>> start SUPPLIED INFORMATION

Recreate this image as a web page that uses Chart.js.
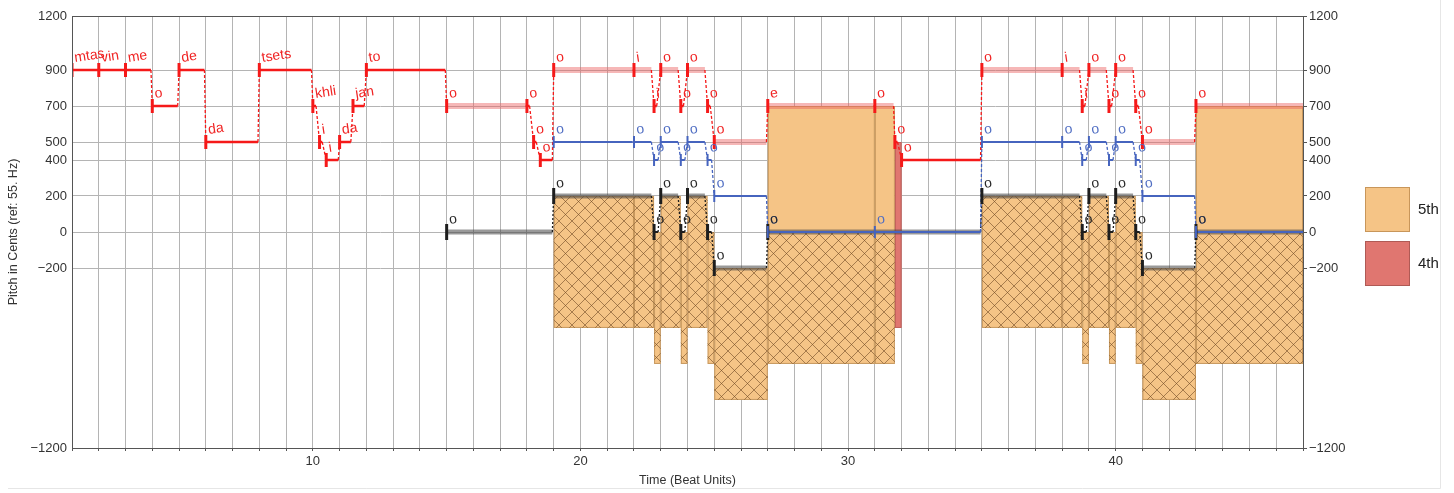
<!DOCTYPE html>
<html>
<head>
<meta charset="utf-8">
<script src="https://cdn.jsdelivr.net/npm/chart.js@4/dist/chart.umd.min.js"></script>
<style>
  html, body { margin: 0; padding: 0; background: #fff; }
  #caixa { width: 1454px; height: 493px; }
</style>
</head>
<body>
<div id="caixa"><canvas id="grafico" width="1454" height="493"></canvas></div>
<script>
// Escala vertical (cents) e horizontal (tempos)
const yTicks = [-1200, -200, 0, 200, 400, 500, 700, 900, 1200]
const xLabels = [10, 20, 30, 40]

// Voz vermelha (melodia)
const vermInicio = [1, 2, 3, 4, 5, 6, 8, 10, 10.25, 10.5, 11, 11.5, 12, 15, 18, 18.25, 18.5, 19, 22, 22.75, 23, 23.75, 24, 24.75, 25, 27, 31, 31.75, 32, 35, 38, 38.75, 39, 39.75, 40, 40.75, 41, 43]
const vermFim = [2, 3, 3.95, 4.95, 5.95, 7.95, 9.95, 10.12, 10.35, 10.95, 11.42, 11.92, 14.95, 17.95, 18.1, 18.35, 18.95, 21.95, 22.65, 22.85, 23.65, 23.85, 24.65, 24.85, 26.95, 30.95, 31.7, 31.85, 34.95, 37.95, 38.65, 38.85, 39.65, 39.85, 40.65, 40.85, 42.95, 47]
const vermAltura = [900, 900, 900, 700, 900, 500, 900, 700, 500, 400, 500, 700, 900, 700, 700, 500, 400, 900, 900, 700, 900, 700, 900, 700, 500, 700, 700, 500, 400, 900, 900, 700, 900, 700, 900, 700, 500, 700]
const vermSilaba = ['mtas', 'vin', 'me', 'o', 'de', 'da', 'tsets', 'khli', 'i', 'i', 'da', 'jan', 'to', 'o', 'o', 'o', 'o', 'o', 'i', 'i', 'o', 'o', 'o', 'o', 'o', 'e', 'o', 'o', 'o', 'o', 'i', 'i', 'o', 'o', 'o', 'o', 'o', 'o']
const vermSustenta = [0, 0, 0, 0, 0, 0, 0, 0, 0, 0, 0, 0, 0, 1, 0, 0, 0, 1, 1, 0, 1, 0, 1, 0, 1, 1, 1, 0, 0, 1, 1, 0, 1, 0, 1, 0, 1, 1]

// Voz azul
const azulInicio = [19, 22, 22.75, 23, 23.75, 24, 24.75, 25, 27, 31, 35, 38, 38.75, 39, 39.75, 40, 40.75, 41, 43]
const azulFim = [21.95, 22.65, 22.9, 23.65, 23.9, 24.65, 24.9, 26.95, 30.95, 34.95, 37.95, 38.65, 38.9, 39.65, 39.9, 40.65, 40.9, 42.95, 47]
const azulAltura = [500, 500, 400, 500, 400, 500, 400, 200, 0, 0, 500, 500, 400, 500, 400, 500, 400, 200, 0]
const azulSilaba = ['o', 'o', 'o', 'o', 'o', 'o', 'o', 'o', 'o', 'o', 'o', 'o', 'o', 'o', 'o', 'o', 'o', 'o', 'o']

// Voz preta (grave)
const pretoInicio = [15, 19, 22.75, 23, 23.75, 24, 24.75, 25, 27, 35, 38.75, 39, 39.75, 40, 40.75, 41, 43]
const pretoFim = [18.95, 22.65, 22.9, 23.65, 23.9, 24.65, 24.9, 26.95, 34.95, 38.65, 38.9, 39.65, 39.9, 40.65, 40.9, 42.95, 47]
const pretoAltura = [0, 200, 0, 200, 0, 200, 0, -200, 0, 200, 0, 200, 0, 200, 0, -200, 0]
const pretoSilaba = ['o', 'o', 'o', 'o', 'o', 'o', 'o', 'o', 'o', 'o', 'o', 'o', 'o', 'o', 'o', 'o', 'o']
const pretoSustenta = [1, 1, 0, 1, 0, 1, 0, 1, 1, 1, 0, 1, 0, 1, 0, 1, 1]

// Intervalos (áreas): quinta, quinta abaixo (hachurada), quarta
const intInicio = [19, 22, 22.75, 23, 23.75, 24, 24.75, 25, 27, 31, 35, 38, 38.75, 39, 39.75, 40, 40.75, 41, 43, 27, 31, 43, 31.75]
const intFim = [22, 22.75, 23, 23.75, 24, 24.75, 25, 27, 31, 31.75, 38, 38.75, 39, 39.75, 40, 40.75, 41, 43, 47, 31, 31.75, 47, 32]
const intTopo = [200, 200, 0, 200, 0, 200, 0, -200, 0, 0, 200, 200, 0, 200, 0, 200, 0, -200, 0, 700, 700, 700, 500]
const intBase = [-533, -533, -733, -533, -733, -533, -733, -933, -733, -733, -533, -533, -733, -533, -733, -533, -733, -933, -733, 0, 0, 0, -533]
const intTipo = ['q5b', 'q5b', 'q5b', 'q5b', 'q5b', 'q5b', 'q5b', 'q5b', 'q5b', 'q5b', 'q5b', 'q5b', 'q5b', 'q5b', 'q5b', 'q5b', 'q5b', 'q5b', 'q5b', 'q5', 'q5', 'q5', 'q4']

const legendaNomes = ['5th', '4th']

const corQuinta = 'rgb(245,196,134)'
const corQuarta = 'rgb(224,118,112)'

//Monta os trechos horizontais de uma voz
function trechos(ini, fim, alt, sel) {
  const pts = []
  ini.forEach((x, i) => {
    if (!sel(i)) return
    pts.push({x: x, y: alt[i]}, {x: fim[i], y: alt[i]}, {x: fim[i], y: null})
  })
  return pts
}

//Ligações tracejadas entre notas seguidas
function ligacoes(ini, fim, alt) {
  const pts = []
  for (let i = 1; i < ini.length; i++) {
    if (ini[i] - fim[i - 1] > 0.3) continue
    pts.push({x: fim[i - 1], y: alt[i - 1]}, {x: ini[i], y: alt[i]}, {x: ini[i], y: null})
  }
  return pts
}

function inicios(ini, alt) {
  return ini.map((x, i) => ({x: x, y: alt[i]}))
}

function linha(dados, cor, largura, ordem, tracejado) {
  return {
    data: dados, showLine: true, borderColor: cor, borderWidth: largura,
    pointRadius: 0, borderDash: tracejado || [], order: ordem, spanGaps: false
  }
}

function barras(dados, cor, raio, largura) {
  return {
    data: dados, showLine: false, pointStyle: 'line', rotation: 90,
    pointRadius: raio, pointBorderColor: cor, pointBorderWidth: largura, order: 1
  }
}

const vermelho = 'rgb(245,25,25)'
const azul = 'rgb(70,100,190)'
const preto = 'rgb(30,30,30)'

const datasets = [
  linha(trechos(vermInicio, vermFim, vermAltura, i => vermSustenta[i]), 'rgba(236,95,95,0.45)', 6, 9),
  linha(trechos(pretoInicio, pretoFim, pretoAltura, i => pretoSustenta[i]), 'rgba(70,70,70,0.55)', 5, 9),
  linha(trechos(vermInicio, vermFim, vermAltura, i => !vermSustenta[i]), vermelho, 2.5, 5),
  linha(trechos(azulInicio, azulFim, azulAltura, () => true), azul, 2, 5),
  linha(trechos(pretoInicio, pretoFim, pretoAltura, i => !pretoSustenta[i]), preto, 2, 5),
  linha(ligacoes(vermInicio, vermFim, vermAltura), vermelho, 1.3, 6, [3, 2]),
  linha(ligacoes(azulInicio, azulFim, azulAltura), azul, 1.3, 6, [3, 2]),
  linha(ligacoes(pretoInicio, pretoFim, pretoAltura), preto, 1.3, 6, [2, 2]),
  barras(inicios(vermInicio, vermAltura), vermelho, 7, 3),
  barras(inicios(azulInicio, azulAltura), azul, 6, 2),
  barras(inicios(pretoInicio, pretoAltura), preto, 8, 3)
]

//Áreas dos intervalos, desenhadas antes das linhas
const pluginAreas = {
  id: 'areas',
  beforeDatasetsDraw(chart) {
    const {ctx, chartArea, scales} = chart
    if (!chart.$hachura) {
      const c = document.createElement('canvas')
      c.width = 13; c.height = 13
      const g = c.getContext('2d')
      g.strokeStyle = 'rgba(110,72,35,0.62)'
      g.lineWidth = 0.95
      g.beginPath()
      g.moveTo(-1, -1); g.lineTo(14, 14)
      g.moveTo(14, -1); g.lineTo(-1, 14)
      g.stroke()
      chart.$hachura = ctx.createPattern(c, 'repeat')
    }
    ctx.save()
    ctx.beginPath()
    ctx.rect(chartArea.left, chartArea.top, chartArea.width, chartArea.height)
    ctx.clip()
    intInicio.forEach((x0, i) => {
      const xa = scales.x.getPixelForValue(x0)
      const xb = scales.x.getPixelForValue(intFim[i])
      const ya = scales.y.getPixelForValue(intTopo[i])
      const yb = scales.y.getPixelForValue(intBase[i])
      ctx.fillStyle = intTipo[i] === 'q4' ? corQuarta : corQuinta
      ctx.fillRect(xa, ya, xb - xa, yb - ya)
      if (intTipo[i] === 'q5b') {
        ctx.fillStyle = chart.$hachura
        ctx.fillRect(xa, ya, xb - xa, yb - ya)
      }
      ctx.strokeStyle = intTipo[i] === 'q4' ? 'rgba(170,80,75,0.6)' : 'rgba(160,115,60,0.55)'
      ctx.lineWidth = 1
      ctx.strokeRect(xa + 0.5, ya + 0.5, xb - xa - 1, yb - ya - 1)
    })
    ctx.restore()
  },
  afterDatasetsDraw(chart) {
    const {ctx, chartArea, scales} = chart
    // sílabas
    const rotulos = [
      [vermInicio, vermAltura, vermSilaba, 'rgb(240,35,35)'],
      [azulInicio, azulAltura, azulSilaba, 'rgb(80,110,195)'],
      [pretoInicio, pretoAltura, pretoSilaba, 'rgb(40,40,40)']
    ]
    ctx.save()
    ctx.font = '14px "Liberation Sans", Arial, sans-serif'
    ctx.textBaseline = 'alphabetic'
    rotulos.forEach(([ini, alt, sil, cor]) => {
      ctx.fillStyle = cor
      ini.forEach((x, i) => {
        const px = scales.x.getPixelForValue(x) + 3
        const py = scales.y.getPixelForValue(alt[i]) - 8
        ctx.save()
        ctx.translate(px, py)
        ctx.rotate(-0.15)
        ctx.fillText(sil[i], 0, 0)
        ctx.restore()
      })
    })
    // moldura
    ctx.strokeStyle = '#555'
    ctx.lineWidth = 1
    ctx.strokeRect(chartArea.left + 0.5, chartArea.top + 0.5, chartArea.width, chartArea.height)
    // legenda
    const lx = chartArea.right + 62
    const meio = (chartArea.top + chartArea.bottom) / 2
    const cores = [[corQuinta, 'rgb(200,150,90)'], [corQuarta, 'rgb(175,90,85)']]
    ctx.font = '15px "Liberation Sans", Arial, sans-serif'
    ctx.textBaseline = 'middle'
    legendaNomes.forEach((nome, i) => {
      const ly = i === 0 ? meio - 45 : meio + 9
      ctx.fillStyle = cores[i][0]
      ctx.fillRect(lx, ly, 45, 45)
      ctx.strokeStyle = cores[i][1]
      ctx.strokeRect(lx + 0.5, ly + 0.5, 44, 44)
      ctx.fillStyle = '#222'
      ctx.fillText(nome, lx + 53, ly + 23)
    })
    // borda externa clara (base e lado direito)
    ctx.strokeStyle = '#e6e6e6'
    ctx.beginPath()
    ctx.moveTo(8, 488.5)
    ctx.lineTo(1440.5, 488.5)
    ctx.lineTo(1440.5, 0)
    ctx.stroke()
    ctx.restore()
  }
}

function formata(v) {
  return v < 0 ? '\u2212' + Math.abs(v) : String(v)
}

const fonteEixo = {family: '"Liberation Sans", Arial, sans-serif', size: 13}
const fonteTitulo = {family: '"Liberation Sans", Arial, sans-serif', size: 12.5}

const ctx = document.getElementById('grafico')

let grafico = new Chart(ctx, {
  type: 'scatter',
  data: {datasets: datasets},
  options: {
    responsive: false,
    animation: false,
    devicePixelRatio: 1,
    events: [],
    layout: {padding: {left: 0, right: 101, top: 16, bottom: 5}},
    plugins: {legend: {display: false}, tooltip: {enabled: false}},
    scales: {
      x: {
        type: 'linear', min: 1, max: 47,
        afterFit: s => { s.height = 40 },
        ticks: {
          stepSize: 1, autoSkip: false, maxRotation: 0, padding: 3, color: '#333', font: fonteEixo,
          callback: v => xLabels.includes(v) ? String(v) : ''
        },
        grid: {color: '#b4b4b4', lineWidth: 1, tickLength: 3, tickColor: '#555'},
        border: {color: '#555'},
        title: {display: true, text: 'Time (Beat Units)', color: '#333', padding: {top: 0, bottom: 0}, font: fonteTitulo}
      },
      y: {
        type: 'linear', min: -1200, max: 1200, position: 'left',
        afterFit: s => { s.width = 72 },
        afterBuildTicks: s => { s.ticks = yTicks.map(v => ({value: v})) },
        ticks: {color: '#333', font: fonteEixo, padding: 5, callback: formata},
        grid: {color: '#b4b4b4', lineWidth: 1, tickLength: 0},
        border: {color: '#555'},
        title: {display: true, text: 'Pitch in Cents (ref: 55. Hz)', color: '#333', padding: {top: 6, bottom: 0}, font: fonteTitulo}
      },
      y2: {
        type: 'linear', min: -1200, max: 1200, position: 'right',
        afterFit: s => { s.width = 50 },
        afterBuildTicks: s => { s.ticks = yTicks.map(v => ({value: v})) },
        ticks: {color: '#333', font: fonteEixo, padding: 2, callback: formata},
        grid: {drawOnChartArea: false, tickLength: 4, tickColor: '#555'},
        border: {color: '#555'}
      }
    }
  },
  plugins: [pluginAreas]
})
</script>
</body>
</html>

>> end SUPPLIED INFORMATION

» **GOAL**
Every line from the start of the listing above through the line with "const xLabels = [10, 20, 30, 40]" should be repeated exactly; skip the pictures and add nothing else.

» **RESPONSE**
Recreate this image as a web page that uses Chart.js.
<!DOCTYPE html>
<html>
<head>
<meta charset="utf-8">
<script src="https://cdn.jsdelivr.net/npm/chart.js@4/dist/chart.umd.min.js"></script>
<style>
  html, body { margin: 0; padding: 0; background: #fff; }
  #caixa { width: 1454px; height: 493px; }
</style>
</head>
<body>
<div id="caixa"><canvas id="grafico" width="1454" height="493"></canvas></div>
<script>
// Escala vertical (cents) e horizontal (tempos)
const yTicks = [-1200, -200, 0, 200, 400, 500, 700, 900, 1200]
const xLabels = [10, 20, 30, 40]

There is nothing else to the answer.